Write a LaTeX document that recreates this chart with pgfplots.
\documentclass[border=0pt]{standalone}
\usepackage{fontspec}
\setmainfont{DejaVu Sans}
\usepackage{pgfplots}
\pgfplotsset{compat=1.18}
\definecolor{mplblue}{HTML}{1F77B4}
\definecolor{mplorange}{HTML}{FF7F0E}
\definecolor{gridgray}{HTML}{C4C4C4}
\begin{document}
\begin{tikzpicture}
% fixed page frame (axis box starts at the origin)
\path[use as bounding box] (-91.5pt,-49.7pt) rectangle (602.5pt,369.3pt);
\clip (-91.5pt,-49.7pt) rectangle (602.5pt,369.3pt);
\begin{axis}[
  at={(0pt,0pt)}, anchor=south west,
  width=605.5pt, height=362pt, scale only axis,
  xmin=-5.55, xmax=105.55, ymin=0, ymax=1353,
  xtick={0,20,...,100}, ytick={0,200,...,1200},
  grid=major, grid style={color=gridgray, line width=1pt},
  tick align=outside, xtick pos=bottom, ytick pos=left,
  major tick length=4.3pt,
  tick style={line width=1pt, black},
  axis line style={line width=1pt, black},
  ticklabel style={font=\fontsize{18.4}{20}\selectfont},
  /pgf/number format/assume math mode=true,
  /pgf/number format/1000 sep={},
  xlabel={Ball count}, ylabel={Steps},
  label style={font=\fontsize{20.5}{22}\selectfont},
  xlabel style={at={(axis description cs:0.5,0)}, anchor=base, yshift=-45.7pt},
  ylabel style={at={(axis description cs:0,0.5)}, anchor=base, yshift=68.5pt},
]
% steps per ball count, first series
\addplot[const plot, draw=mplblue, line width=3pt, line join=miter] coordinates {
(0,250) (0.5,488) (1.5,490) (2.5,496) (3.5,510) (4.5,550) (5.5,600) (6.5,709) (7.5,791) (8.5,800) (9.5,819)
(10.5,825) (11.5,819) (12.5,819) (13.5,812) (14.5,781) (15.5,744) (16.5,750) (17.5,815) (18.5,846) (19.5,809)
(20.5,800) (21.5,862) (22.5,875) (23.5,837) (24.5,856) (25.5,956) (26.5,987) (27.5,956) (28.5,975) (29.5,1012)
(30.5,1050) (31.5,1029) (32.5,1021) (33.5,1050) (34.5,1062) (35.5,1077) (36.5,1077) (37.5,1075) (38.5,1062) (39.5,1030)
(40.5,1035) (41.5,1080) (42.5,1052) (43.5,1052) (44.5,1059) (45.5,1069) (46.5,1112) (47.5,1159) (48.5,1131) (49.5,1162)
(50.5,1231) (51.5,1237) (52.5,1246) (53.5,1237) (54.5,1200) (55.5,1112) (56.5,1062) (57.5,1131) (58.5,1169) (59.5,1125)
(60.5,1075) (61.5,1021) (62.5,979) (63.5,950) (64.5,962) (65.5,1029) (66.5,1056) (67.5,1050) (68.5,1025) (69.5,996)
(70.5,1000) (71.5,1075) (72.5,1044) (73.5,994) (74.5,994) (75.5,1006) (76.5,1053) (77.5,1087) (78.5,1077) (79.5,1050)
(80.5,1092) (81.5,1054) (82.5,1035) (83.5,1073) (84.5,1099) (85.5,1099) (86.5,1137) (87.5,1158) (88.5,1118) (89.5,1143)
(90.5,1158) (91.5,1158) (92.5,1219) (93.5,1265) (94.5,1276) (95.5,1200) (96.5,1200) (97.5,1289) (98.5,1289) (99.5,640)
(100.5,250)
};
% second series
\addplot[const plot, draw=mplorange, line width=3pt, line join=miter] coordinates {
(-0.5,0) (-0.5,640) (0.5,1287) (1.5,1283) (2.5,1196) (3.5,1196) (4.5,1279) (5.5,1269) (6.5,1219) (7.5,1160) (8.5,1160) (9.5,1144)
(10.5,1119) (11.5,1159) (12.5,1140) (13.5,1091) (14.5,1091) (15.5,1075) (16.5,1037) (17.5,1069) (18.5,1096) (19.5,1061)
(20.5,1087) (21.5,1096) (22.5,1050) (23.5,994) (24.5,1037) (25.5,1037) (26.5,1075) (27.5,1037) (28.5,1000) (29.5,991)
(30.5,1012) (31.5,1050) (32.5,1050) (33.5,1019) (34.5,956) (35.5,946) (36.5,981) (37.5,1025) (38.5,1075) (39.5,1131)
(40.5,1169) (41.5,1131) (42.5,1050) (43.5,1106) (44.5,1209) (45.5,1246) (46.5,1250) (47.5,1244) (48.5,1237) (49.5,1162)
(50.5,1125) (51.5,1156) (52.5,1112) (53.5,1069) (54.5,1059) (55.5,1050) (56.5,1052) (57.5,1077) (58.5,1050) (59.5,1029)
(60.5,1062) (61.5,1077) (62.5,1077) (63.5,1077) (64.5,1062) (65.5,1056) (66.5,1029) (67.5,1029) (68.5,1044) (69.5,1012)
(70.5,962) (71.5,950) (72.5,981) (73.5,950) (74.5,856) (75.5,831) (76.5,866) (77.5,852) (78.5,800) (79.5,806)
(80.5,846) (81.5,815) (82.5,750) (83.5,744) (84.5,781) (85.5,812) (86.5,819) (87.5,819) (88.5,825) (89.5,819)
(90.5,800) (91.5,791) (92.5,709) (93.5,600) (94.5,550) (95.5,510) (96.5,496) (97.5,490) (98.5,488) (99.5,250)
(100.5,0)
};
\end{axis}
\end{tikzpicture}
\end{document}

____

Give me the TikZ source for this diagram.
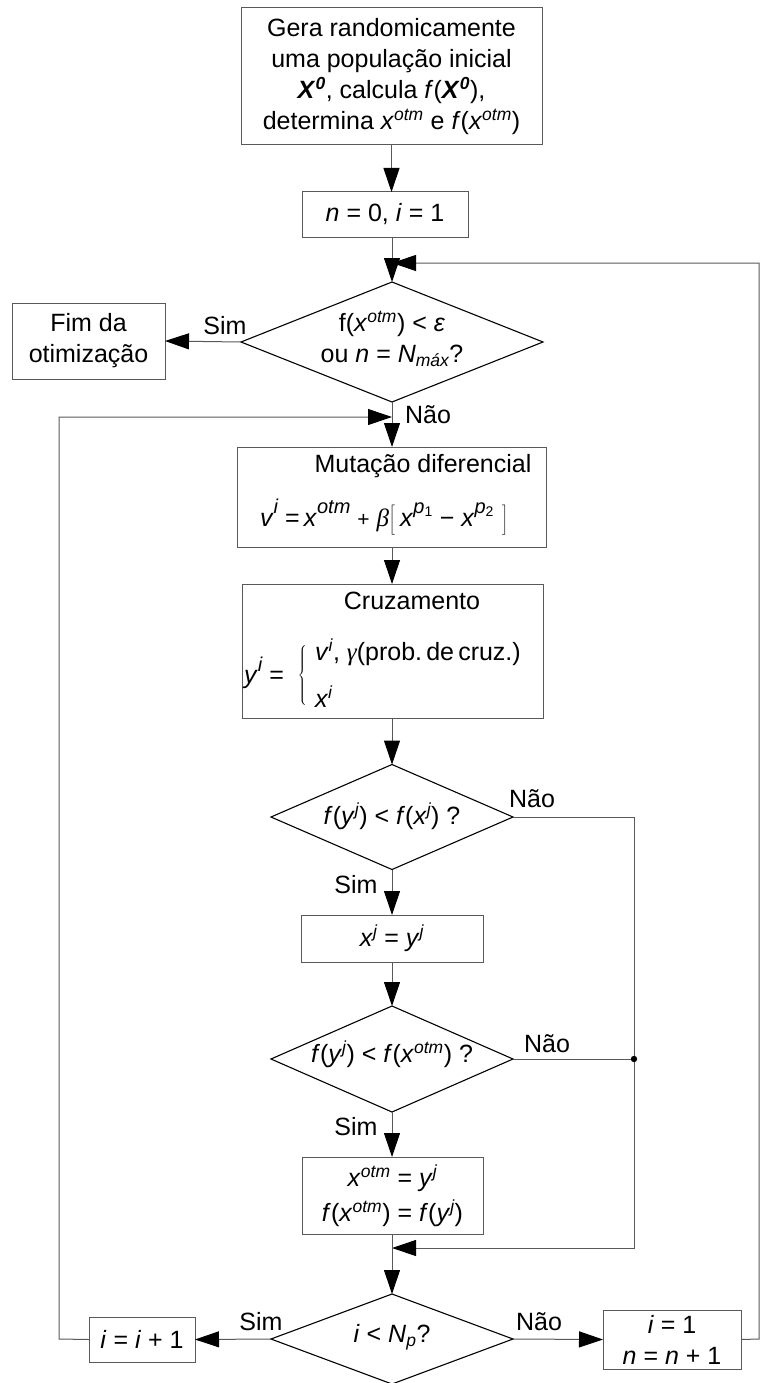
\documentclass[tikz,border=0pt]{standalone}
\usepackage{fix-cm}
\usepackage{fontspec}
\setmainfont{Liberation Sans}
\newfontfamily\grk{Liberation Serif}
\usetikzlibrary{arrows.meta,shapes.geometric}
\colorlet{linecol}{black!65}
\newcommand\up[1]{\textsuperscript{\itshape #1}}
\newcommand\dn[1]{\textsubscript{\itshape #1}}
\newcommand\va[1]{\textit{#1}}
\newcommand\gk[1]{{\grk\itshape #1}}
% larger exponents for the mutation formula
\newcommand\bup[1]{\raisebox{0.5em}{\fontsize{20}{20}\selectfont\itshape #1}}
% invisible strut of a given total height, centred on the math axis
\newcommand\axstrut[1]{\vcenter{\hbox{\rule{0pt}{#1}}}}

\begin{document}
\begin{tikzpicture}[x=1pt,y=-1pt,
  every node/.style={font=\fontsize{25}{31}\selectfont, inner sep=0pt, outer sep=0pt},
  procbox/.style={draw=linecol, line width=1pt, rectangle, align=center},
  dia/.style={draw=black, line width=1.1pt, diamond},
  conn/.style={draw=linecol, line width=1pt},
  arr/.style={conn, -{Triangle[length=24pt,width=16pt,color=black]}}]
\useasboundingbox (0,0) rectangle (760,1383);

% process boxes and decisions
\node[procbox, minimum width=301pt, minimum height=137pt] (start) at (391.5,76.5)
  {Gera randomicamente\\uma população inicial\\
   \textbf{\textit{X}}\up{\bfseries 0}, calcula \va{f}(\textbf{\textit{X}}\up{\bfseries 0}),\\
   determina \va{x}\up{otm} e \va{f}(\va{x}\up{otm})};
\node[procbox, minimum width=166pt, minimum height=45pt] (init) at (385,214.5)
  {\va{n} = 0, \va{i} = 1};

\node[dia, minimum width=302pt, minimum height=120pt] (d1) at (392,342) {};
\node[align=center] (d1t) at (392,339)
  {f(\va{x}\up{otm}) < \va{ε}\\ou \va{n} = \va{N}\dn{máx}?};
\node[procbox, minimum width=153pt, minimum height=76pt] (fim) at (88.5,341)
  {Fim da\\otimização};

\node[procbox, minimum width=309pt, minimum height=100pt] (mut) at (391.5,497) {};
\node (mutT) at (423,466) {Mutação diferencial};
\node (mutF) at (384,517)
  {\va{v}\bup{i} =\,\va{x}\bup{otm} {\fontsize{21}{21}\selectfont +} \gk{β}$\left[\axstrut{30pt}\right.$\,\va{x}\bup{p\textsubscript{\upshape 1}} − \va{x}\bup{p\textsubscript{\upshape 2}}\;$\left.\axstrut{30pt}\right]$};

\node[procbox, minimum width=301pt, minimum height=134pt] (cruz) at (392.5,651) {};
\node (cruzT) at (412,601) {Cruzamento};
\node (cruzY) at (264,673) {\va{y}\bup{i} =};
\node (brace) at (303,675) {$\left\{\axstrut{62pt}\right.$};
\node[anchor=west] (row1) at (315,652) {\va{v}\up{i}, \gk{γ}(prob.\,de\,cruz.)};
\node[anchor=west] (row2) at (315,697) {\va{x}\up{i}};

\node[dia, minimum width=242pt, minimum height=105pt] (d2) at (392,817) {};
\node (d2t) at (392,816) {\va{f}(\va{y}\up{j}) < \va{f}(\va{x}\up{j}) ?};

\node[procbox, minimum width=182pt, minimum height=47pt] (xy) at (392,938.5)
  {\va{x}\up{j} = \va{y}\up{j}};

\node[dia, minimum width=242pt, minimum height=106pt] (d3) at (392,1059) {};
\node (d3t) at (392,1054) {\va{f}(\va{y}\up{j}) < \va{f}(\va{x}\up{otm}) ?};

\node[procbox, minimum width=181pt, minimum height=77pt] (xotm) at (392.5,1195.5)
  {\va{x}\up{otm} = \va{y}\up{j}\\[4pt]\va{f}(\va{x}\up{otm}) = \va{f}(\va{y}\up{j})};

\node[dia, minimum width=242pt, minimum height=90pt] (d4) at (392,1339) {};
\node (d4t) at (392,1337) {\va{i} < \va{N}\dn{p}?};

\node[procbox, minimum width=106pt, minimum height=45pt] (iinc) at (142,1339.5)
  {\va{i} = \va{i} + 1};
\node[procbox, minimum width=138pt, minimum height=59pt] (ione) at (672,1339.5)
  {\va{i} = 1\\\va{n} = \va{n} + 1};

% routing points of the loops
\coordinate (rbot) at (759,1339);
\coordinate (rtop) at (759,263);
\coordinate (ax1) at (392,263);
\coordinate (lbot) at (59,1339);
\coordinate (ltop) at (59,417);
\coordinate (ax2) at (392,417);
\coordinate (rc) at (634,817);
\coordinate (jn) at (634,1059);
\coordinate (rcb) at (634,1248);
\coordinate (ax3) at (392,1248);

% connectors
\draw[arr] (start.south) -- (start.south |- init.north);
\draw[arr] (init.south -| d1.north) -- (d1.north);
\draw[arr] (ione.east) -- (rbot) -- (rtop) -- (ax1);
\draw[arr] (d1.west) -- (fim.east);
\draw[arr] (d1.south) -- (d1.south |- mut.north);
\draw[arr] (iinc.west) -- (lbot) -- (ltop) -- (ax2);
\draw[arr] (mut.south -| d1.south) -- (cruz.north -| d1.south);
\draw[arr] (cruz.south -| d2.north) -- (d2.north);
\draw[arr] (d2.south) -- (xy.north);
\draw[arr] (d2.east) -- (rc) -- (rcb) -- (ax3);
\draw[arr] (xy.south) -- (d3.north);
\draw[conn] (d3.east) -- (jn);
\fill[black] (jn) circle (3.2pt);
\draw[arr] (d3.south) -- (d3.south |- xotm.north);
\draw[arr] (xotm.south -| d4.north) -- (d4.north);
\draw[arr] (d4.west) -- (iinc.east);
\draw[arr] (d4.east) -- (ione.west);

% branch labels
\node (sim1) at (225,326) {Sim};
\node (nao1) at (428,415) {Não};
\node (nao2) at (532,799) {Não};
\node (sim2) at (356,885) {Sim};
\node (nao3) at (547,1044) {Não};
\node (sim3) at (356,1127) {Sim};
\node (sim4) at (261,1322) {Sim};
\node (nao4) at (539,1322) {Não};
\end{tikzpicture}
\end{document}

____

Write out word for word the lines above that run from the one with "Give me the TikZ source for this diagram." to the one with "(0,0) rectangle (760,1383);". Include both end lines; exclude the images.

- [RESPONSE]:
Give me the TikZ source for this diagram.
\documentclass[tikz,border=0pt]{standalone}
\usepackage{fix-cm}
\usepackage{fontspec}
\setmainfont{Liberation Sans}
\newfontfamily\grk{Liberation Serif}
\usetikzlibrary{arrows.meta,shapes.geometric}
\colorlet{linecol}{black!65}
\newcommand\up[1]{\textsuperscript{\itshape #1}}
\newcommand\dn[1]{\textsubscript{\itshape #1}}
\newcommand\va[1]{\textit{#1}}
\newcommand\gk[1]{{\grk\itshape #1}}
% larger exponents for the mutation formula
\newcommand\bup[1]{\raisebox{0.5em}{\fontsize{20}{20}\selectfont\itshape #1}}
% invisible strut of a given total height, centred on the math axis
\newcommand\axstrut[1]{\vcenter{\hbox{\rule{0pt}{#1}}}}

\begin{document}
\begin{tikzpicture}[x=1pt,y=-1pt,
  every node/.style={font=\fontsize{25}{31}\selectfont, inner sep=0pt, outer sep=0pt},
  procbox/.style={draw=linecol, line width=1pt, rectangle, align=center},
  dia/.style={draw=black, line width=1.1pt, diamond},
  conn/.style={draw=linecol, line width=1pt},
  arr/.style={conn, -{Triangle[length=24pt,width=16pt,color=black]}}]
\useasboundingbox (0,0) rectangle (760,1383);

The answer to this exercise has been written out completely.